WRITTEN INSTRUCTION:
Repeat the listing word for word. No pictures belong in the copy.
[START]
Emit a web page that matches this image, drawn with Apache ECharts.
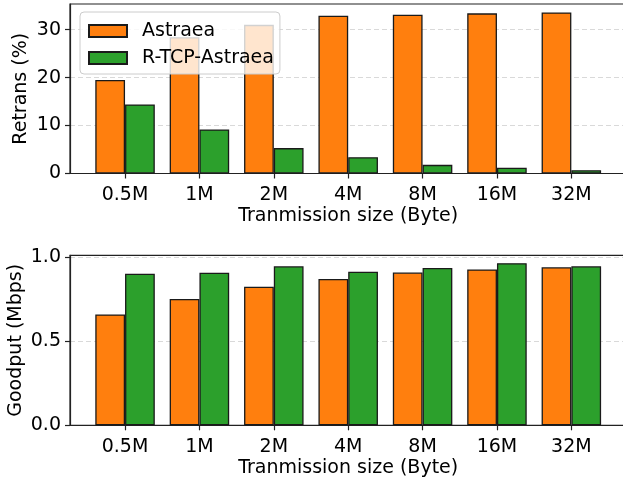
<!DOCTYPE html>
<html>
<head>
<meta charset="utf-8">
<script src="https://cdn.jsdelivr.net/npm/echarts@6/dist/echarts.min.js"></script>
<style>
html,body{margin:0;padding:0;background:#fff;}
#chart{width:623px;height:482px;}
</style>
</head>
<body>
<div id="chart"></div>
<script>
const categories = ['0.5M', '1M', '2M', '4M', '8M', '16M', '32M'];
const seriesNames = ['Astraea', 'R-TCP-Astraea'];
const retransAstraea = [19.5, 28.4, 31.0, 32.9, 33.1, 33.4, 33.6];
const retransRTCP = [14.4, 9.2, 5.3, 3.4, 1.8, 1.2, 0.7];
const goodputAstraea = [0.658, 0.750, 0.823, 0.869, 0.907, 0.925, 0.938];
const goodputRTCP = [0.900, 0.905, 0.944, 0.911, 0.934, 0.962, 0.944];
const retransTicks = [0, 10, 20, 30];
const goodputTicks = [0, 0.5, 1.0];
const xTitle = 'Tranmission size (Byte)';
const yTitleTop = 'Retrans (%)';
const yTitleBottom = 'Goodput (Mbps)';

const FONT = 'DejaVu Sans';
const FS = 19;
const colors = ['#ff7f0e', '#2ca02c'];
const idx = categories.map((_, i) => i);
const xMin = -0.74, xMax = categories.length - 1 + 0.74;
const gridLeft = 70, gridWidth = 556.4;
const unitPx = gridWidth / (xMax - xMin);
const barW = 0.4 * unitPx;

function xAxis(gridIndex) {
  return {
    type: 'value', gridIndex, min: xMin, max: xMax,
    name: xTitle, nameLocation: 'middle', nameGap: 33, nameMoveOverlap: false,
    nameTextStyle: { fontFamily: FONT, fontSize: FS, color: '#000' },
    axisLine: { show: true, onZero: false, lineStyle: { color: '#222', width: 1.2 } },
    axisTick: { show: true, customValues: idx, length: 5, lineStyle: { color: '#222', width: 1.2 } },
    axisLabel: { customValues: idx, margin: 12, fontFamily: FONT, fontSize: FS, color: '#000',
      formatter: v => categories[Math.round(v)] },
    splitLine: { show: false }
  };
}
function yAxis(gridIndex, max, ticks, name, gap, fmt) {
  return {
    type: 'value', gridIndex, min: 0, max,
    name, nameLocation: 'middle', nameGap: gap, nameMoveOverlap: false,
    nameTextStyle: { fontFamily: FONT, fontSize: FS, color: '#000' },
    axisLine: { show: true, onZero: false, lineStyle: { color: '#222', width: 1.2 } },
    axisTick: { show: true, customValues: ticks, length: 5, lineStyle: { color: '#222', width: 1.2 } },
    axisLabel: { customValues: ticks, margin: 9, fontFamily: FONT, fontSize: FS, color: '#000', formatter: fmt },
    splitLine: { show: true, lineStyle: { color: '#d9d9d9', type: [5, 3], width: 1 } }
  };
}
function bars(name, data, color, gi) {
  return {
    type: 'bar', name, xAxisIndex: gi, yAxisIndex: gi,
    data: data.map((v, i) => [i, v]),
    barWidth: barW, barGap: '0%',
    itemStyle: { color, borderColor: '#1a1a1a', borderWidth: 1.3 },
    emphasis: { disabled: true }, animation: false
  };
}

const chart = echarts.init(document.getElementById('chart'), null, { renderer: 'canvas' });
chart.setOption({
  animation: false,
  backgroundColor: '#fff',
  grid: [
    { left: gridLeft, top: 4, width: gridWidth, height: 169.5, show: true, borderColor: '#222', borderWidth: 1.2, backgroundColor: 'transparent', containLabel: false, outerBoundsMode: 'none' },
    { left: gridLeft, top: 255.3, width: gridWidth, height: 170, show: true, borderColor: '#222', borderWidth: 1.2, backgroundColor: 'transparent', containLabel: false, outerBoundsMode: 'none' }
  ],
  legend: {
    data: seriesNames, orient: 'vertical', left: 80, top: 12,
    padding: [8, 6, 5, 8], itemGap: 5, itemWidth: 38, itemHeight: 12,
    icon: 'rect',
    backgroundColor: 'rgba(255,255,255,0.8)', borderColor: '#cccccc', borderWidth: 1, borderRadius: 4,
    textStyle: { fontFamily: FONT, fontSize: FS, color: '#000', lineHeight: 22, padding: [0, 0, 0, 10] },
    selectedMode: false
  },
  xAxis: [xAxis(0), xAxis(1)],
  yAxis: [
    yAxis(0, 35.35, retransTicks, yTitleTop, 39, v => String(v)),
    yAxis(1, 1.009, goodputTicks, yTitleBottom, 44, v => v.toFixed(1))
  ],
  series: [
    bars(seriesNames[0], retransAstraea, colors[0], 0),
    bars(seriesNames[1], retransRTCP, colors[1], 0),
    bars(seriesNames[0], goodputAstraea, colors[0], 1),
    bars(seriesNames[1], goodputRTCP, colors[1], 1)
  ]
});
</script>
</body>
</html>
[END]
TASK RESULT:
Emit a web page that matches this image, drawn with Apache ECharts.
<!DOCTYPE html>
<html>
<head>
<meta charset="utf-8">
<script src="https://cdn.jsdelivr.net/npm/echarts@6/dist/echarts.min.js"></script>
<style>
html,body{margin:0;padding:0;background:#fff;}
#chart{width:623px;height:482px;}
</style>
</head>
<body>
<div id="chart"></div>
<script>
const categories = ['0.5M', '1M', '2M', '4M', '8M', '16M', '32M'];
const seriesNames = ['Astraea', 'R-TCP-Astraea'];
const retransAstraea = [19.5, 28.4, 31.0, 32.9, 33.1, 33.4, 33.6];
const retransRTCP = [14.4, 9.2, 5.3, 3.4, 1.8, 1.2, 0.7];
const goodputAstraea = [0.658, 0.750, 0.823, 0.869, 0.907, 0.925, 0.938];
const goodputRTCP = [0.900, 0.905, 0.944, 0.911, 0.934, 0.962, 0.944];
const retransTicks = [0, 10, 20, 30];
const goodputTicks = [0, 0.5, 1.0];
const xTitle = 'Tranmission size (Byte)';
const yTitleTop = 'Retrans (%)';
const yTitleBottom = 'Goodput (Mbps)';

const FONT = 'DejaVu Sans';
const FS = 19;
const colors = ['#ff7f0e', '#2ca02c'];
const idx = categories.map((_, i) => i);
const xMin = -0.74, xMax = categories.length - 1 + 0.74;
const gridLeft = 70, gridWidth = 556.4;
const unitPx = gridWidth / (xMax - xMin);
const barW = 0.4 * unitPx;

function xAxis(gridIndex) {
  return {
    type: 'value', gridIndex, min: xMin, max: xMax,
    name: xTitle, nameLocation: 'middle', nameGap: 33, nameMoveOverlap: false,
    nameTextStyle: { fontFamily: FONT, fontSize: FS, color: '#000' },
    axisLine: { show: true, onZero: false, lineStyle: { color: '#222', width: 1.2 } },
    axisTick: { show: true, customValues: idx, length: 5, lineStyle: { color: '#222', width: 1.2 } },
    axisLabel: { customValues: idx, margin: 12, fontFamily: FONT, fontSize: FS, color: '#000',
      formatter: v => categories[Math.round(v)] },
    splitLine: { show: false }
  };
}
function yAxis(gridIndex, max, ticks, name, gap, fmt) {
  return {
    type: 'value', gridIndex, min: 0, max,
    name, nameLocation: 'middle', nameGap: gap, nameMoveOverlap: false,
    nameTextStyle: { fontFamily: FONT, fontSize: FS, color: '#000' },
    axisLine: { show: true, onZero: false, lineStyle: { color: '#222', width: 1.2 } },
    axisTick: { show: true, customValues: ticks, length: 5, lineStyle: { color: '#222', width: 1.2 } },
    axisLabel: { customValues: ticks, margin: 9, fontFamily: FONT, fontSize: FS, color: '#000', formatter: fmt },
    splitLine: { show: true, lineStyle: { color: '#d9d9d9', type: [5, 3], width: 1 } }
  };
}
function bars(name, data, color, gi) {
  return {
    type: 'bar', name, xAxisIndex: gi, yAxisIndex: gi,
    data: data.map((v, i) => [i, v]),
    barWidth: barW, barGap: '0%',
    itemStyle: { color, borderColor: '#1a1a1a', borderWidth: 1.3 },
    emphasis: { disabled: true }, animation: false
  };
}

const chart = echarts.init(document.getElementById('chart'), null, { renderer: 'canvas' });
chart.setOption({
  animation: false,
  backgroundColor: '#fff',
  grid: [
    { left: gridLeft, top: 4, width: gridWidth, height: 169.5, show: true, borderColor: '#222', borderWidth: 1.2, backgroundColor: 'transparent', containLabel: false, outerBoundsMode: 'none' },
    { left: gridLeft, top: 255.3, width: gridWidth, height: 170, show: true, borderColor: '#222', borderWidth: 1.2, backgroundColor: 'transparent', containLabel: false, outerBoundsMode: 'none' }
  ],
  legend: {
    data: seriesNames, orient: 'vertical', left: 80, top: 12,
    padding: [8, 6, 5, 8], itemGap: 5, itemWidth: 38, itemHeight: 12,
    icon: 'rect',
    backgroundColor: 'rgba(255,255,255,0.8)', borderColor: '#cccccc', borderWidth: 1, borderRadius: 4,
    textStyle: { fontFamily: FONT, fontSize: FS, color: '#000', lineHeight: 22, padding: [0, 0, 0, 10] },
    selectedMode: false
  },
  xAxis: [xAxis(0), xAxis(1)],
  yAxis: [
    yAxis(0, 35.35, retransTicks, yTitleTop, 39, v => String(v)),
    yAxis(1, 1.009, goodputTicks, yTitleBottom, 44, v => v.toFixed(1))
  ],
  series: [
    bars(seriesNames[0], retransAstraea, colors[0], 0),
    bars(seriesNames[1], retransRTCP, colors[1], 0),
    bars(seriesNames[0], goodputAstraea, colors[0], 1),
    bars(seriesNames[1], goodputRTCP, colors[1], 1)
  ]
});
</script>
</body>
</html>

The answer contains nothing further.